Osteuropäisches Gesundheitswesen

Seit der Wende hoffen Ärzte und Lehrer in Osteuropa auf eine Lohnerhöhung, doch ihr Gehalt liegt noch immer zwischen etwa 500 und 700 Euro monatlich –  Anfang Oktober traten deshalb die polnischen Ärzte in den Hungerstteik, und dieser Streik weitet sich auf die Ärzte anderer osteuropäischer Staaten aus.
Nicht nur der Lohn, sondern auch die hohe Arbeitsbelastung ist ein Grund für den Streik. Viele polnische Ärzte haben mehrere Jobs, um über die Runden zu kommen, sie sind teilweise mehr als 30 Stunden am Stück auf der Arbeit. Mindestens eine Ärztin ist an dieser Überarbeitung bereits gestorben.
Und auch die Patienten leiden unter dem Gesundheitssystem, sie müssen nicht selten bis zu einem Jahr auf einen Termin warten.
In Ungarn ist es zudem üblich, dem Arzt ein Trinkgeld zu geben, das natürlich aus der eigenen Tasche bezahlt wird. Diese Art der Bezahlung ist je nach Leistung unterschiedlich hoch, eine Gehirnoperation kostet zum Beispiel etwa 550€. Für viele ist das ein kompletter Monatslohn, doch wie eine meiner Kolleginnen sagte: „Wenn es um ein Menschenleben geht, zahlt man halt.“
Auch die ungarischen Lehrer haben Nebenjobs, um genügend Geld zu verdienen. Dadurch haben sie wenig Zeit, Unterricht vorzubereiten, was (laut einer anderen Kollegin) einen Teufelskreis zur Folge hat, denn dadurch brauchen noch mehr Schüler Nachhilfe und die Lehrer, die diese anbieten, haben noch mehr zu tun.

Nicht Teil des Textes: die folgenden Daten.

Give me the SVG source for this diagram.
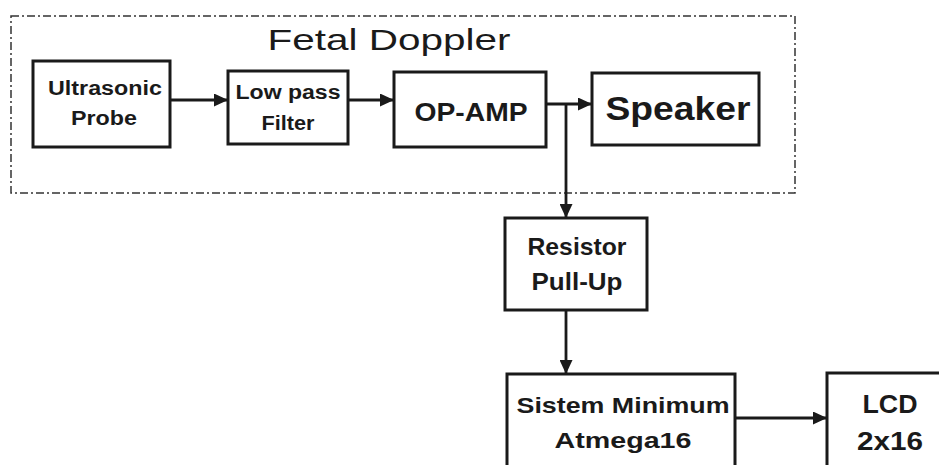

Vor allem junge Osteuropäer wandern nach England, Österreich oder Deutschland aus, da sie dort besser verdienen. Ironischerweise studieren einige Deutsche wiederum in Ungarn Medizin, weil ihr Abitur für ein Studium in Deutschland nicht gut genug ist. Die medizinische Ausbildung in Ungarn hat einen guten Ruf und die Universität in Pécs ist eine von vielen, die einen Medizinstudiengang auf Deutsch anbietet. Im Bus nach Bratislava saß ein Deutscher, der in Pécs Zahnmedizin studiert, neben mir. Sein Plan war keineswegs, dauerhaft in Ungarn zu bleiben. Nicht einmal die Sprache beherrscht er. Tatsächlich hat er in diesem Semester imense Verständigungsprobleme, weil er in seinen bisher fünf Semestern den Sprachunterricht nicht ernst genommen hat und bald selbstständig Patienten betreuen soll. In Pécs, einer internationalen Universitätsstadt, hat er bisher kaum Ungarisch gesprochen, seine Patienten wird er jedoch auf Ungarisch beraten müssen. Ich kann nur hoffen, dass er ein Einzelfall ist.
Ist er mit seinem Studium erst fertig, wird er in Deutschland dankend aufgenommen werden, denn auch dort herrscht Ärtztemangel. Das deutsche Gesundheitswesen mag zwar lange nicht so unterbezahlt und rücksichtslos sein wie einige osteuropäische, doch auch dieses System muss dringend überarbeitet werden. Die Ärzte verdienen nicht angemessen, ein noch größeres Problem ist meiner Ansicht nach allerdings das Zwei-Klassen-System, das fast schon an Diskriminierung grenzt. Es kann nicht sein, dass Privatpatienten um einiges privilegierter sind als Patienten mit einer gesetzlichen Krankenversicherung. Das ist schlicht ungerecht.
Sei es nun in Polen, Ungarn oder Deutschland, es ist an der Zeit, dass sich etwas ändert. Medizinische Versorgung sollte kein Privileg der Reichen sein, und die Ärzte sollten angemessen entlohnt werden. Leben oder Tod sollte auf keinen Fall eine Frage des Geldes sein.